The City of Oakland, California, is sometimes compared to a good model car that, for strange reasons, never seems to be able to give uninterrupted service or get up to full speed on the highway. Strategically located and blessed with an interesting, industrious, creative, and diverse population, a wonderful climate, spectacular views, and the perfect blend of city, marsh and woodland hills, Oakland ought to be one of America’s jewels. It is not. Instead, it is often described as a city of missed opportunities and wasted resources. Nothing exemplifies that description more than Oakland’s treatment of the structure originally known as its Civic Auditorium (renamed the Kaiser Convention Center in 1984).

After years of bungled management, Oakland closed the 98-year-old cultural treasure in 2005—at the same time it was pouring redevelopment money into rehabilitating and reopening another entertainment venue, the Fox Oakland Theater in the rapidly gentrifying Uptown District.

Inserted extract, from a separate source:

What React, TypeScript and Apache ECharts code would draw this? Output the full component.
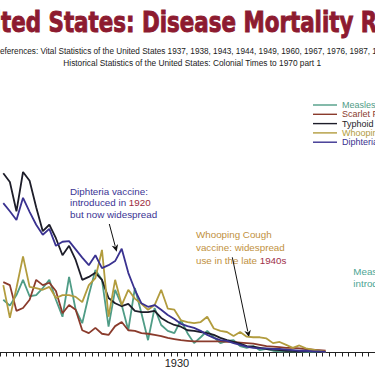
import React, { useEffect, useRef } from 'react';
import * as echarts from 'echarts';

// ---------- data ----------
const firstYear = 1903;
const lastYear = 1959;
const years: string[] = [];
for (let y = firstYear; y <= lastYear; y++) years.push(String(y));

// deaths per 100,000 population, 1903 .. 1952
const measles = [
  9.0, 8.0, 9.8, 12.4, 9.6, 9.8, 11.0, 12.4, 9.0, 6.1,
  12.9, 7.3, 5.0, 9.8, 14.1, 12.4, 4.4, 10.7, 8.1, 3.8,
  11.0, 6.7, 2.1, 7.6, 4.7, 3.7, 3.3, 5.5, 3.3, 1.6,
  2.6, 3.7, 2.6, 1.6, 2.0, 2.1, 1.1, 0.8, 1.1, 0.4,
  0.6, 0.3, 0.2, 0.2, 0.2, 0.2, 0.1, 0.1, 0.1, 0.1,
];
const scarletFever = [
  12.0, 11.5, 7.1, 7.6, 9.0, 12.4, 11.5, 11.9, 10.5, 6.7,
  8.1, 7.3, 3.8, 3.3, 4.2, 3.2, 3.0, 4.5, 5.2, 3.8,
  3.7, 3.3, 3.2, 3.0, 2.8, 2.5, 2.3, 2.1, 2.0, 1.9,
  1.9, 1.9, 1.9, 1.9, 1.8, 1.8, 1.7, 1.6, 1.5, 1.3,
  1.1, 1.0, 0.9, 0.8, 0.8, 0.7, 0.6, 0.5, 0.4, 0.3,
];
const typhoid = [
  30.6, 29.1, 24.1, 30.8, 29.3, 24.8, 20.7, 21.8, 19.5, 16.6,
  18.2, 15.8, 12.4, 12.9, 13.6, 12.4, 9.3, 8.4, 7.9, 8.3,
  7.1, 6.9, 6.9, 7.1, 5.9, 5.2, 4.7, 4.4, 3.8, 3.7,
  3.5, 3.3, 3.0, 2.5, 2.1, 1.8, 1.5, 1.1, 1.0, 0.8,
  0.6, 0.5, 0.4, 0.3, 0.3, 0.2, 0.2, 0.2, 0.1, 0.1,
];
const whoopingCough = [
  11.5, 5.9, 11.0, 16.4, 11.2, 11.0, 10.7, 11.2, 9.3, 9.8,
  9.8, 9.5, 8.6, 11.5, 12.7, 17.5, 6.1, 12.4, 8.1, 10.7,
  9.2, 8.3, 7.3, 8.1, 10.7, 7.5, 7.3, 5.5, 5.2, 5.0,
  5.2, 6.1, 4.1, 3.7, 3.5, 2.8, 3.5, 2.7, 2.6, 2.6,
  2.4, 1.6, 1.8, 1.3, 0.8, 1.2, 0.7, 0.5, 0.3, 0.1,
];
const diphteria = [
  25.5, 24.1, 22.6, 26.4, 24.0, 21.8, 20.1, 21.1, 18.2, 18.9,
  19.0, 17.6, 16.2, 14.9, 16.6, 14.4, 14.9, 15.6, 17.7, 13.6,
  10.7, 8.4, 7.8, 8.1, 7.3, 6.4, 5.7, 4.9, 4.5, 4.2,
  3.7, 3.0, 2.5, 2.1, 2.0, 1.6, 1.3, 1.0, 0.8, 0.7,
  0.7, 0.6, 0.6, 0.5, 0.4, 0.3, 0.3, 0.2, 0.2, 0.1,
];

const seriesNames = ['Measles', 'Scarlet Fever', 'Typhoid', 'Whooping Cough', 'Diphteria'];
const seriesData = [measles, scarletFever, typhoid, whoopingCough, diphteria];
const seriesColors = ['#4f9c86', '#8a3b2c', '#1d1d29', '#b29c3e', '#3a3290'];
const shownYearLabels = ['1930'];

const titleText = 'United States: Disease Mortality Rates';
const refLine1 = 'References: Vital Statistics of the United States 1937, 1938, 1943, 1944, 1949, 1960, 1967, 1976, 1987, 1992';
const refLine2 = 'Historical Statistics of the United States: Colonial Times to 1970 part 1';

const SANS = '"Liberation Sans", Arial, Helvetica, sans-serif';
const NARROW = '"Liberation Sans Narrow", "DejaVu Sans Condensed", "Liberation Sans", sans-serif';

function measure(text: string, font: string): number {
  const ctx = document.createElement('canvas').getContext('2d');
  if (!ctx) return text.length * 6;
  ctx.font = font;
  return ctx.measureText(text).width;
}

function arrow(x1: number, y1: number, x2: number, y2: number) {
  const dx = x2 - x1;
  const dy = y2 - y1;
  const len = Math.hypot(dx, dy);
  const ux = dx / len;
  const uy = dy / len;
  const hl = 7;
  const hw = 3.3;
  const bx = x2 - ux * hl;
  const by = y2 - uy * hl;
  return [
    { type: 'line', shape: { x1, y1, x2: bx + ux, y2: by + uy }, style: { stroke: '#111', lineWidth: 1 } },
    {
      type: 'polygon',
      shape: { points: [[x2, y2], [bx - uy * hw, by + ux * hw], [bx + ux * 2, by + uy * 2], [bx + uy * hw, by - ux * hw]] },
      style: { fill: '#111' },
    },
  ];
}

export default function App() {
  const ref = useRef<HTMLDivElement>(null);

  useEffect(() => {
    if (!ref.current) return;
    const chart = echarts.init(ref.current, undefined, { renderer: 'svg' });

    // title: fitted so that the visible part spans the picture as in the reference
    const titleFont = `bold 28px ${NARROW}`;
    const tScale = 359.7 / measure('ted States: Disease Mortality ', titleFont);
    const tX = 1 - measure('Uni', titleFont) * tScale;

    const refFont = `9px ${SANS}`;
    const r1Scale = 372.7 / measure('eferences: Vital Statistics of the United States 1937, 1938, 1943, 1944, 1949, 1960, 1967, 1976, 1987, ', refFont);
    const r1X = 0 - measure('R', refFont) * r1Scale;
    const r2Scale = 258.4 / measure(refLine2, refFont);

    const option: any = {
      animation: false,
      backgroundColor: '#ffffff',
      grid: { left: -5.1, right: -9.2, top: 118.1, bottom: 22.5, containLabel: false },
      xAxis: {
        type: 'category',
        data: years,
        boundaryGap: true,
        axisLine: { show: true, lineStyle: { color: '#222', width: 1 } },
        axisTick: { show: true, interval: 0, length: 4, lineStyle: { color: '#222', width: 1 } },
        axisLabel: {
          interval: (_i: number, v: string) => shownYearLabels.includes(v),
          fontSize: 11,
          color: '#222',
          fontFamily: SANS,
          margin: 5,
          padding: [0, 8, 0, 0],
        },
        splitLine: { show: false },
      },
      yAxis: { type: 'value', min: 0, max: 40, show: false },
      legend: {
        orient: 'vertical',
        left: 313,
        top: 100.5,
        padding: 0,
        icon: 'rect',
        itemWidth: 24,
        itemHeight: 1.4,
        itemGap: 0.3,
        selectedMode: false,
        textStyle: { fontSize: 9, fontFamily: SANS, lineHeight: 9 },
        data: seriesNames.map((n, i) => ({
          name: n,
          icon: 'rect',
          itemStyle: { color: seriesColors[i] },
          textStyle: { color: seriesColors[i] },
        })),
      },
      series: seriesNames.map((n, i) => ({
        type: 'line',
        name: n,
        data: seriesData[i],
        symbol: 'none',
        showSymbol: false,
        color: seriesColors[i],
        lineStyle: { width: 1.8, color: seriesColors[i] },
        itemStyle: { color: seriesColors[i] },
      })),
      graphic: [
        {
          type: 'text', x: tX, y: 21.2, scaleX: tScale, scaleY: 1.04,
          style: {
            text: titleText, fontSize: 28, fontWeight: 'bold', fontFamily: NARROW,
            fill: '#8d1b30', stroke: '#8d1b30', lineWidth: 0.9, align: 'left', verticalAlign: 'middle',
          },
        },
        {
          type: 'text', x: r1X, y: 50.7, scaleX: r1Scale, scaleY: 1,
          style: { text: refLine1, fontSize: 9, fontFamily: SANS, fill: '#1a1a1a', align: 'left', verticalAlign: 'middle' },
        },
        {
          type: 'text', x: 63.3, y: 62.7, scaleX: r2Scale, scaleY: 1,
          style: { text: refLine2, fontSize: 9, fontFamily: SANS, fill: '#1a1a1a', align: 'left', verticalAlign: 'middle' },
        },
        {
          type: 'text', x: 70, y: 185.3,
          style: {
            text: 'Diphteria vaccine:\nintroduced in {r|1920}\nbut now widespread',
            fontSize: 9.8, fontFamily: SANS, fill: '#3a3494', lineHeight: 11.7, align: 'left', verticalAlign: 'top',
            rich: { r: { fill: '#9c2b3d', fontSize: 9.8, fontFamily: SANS, lineHeight: 11.7 } },
          },
        },
        {
          type: 'text', x: 196, y: 228.7,
          style: {
            text: 'Whooping Cough\nvaccine: widespread\nuse in the late {r|1940s}',
            fontSize: 9.8, fontFamily: SANS, fill: '#bf9140', lineHeight: 12.6, align: 'left', verticalAlign: 'top',
            rich: { r: { fill: '#9e3049', fontSize: 9.8, fontFamily: SANS, lineHeight: 12.6 } },
          },
        },
        {
          type: 'text', x: 353.3, y: 265.5,
          style: {
            text: 'Measles vaccine:\nintroduced in 1963',
            fontSize: 9.8, fontFamily: SANS, fill: '#4da594', lineHeight: 12.3, align: 'left', verticalAlign: 'top',
          },
        },
        ...arrow(109.3, 224, 116.7, 251.7),
        ...arrow(232.3, 257.3, 249, 337.3),
      ],
    };

    chart.setOption(option);
    return () => chart.dispose();
  }, []);

  return (
    <div
      ref={ref}
      style={{ position: 'fixed', left: 0, top: 0, width: 375, height: 375, background: '#fff' }}
    />
  );
}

Then the city dithered for years over what to do with the Civic Auditotium before entering into a purchase-leaseback agreement with the Redevelopment Agency (RDA) in 2011, just in time for the statewide dissolution of the RDAs. In January 2012, the Auditorium became the target of the Occupy Oakland movement which staged a failed attempt to occupy the building and convert it into a social services center.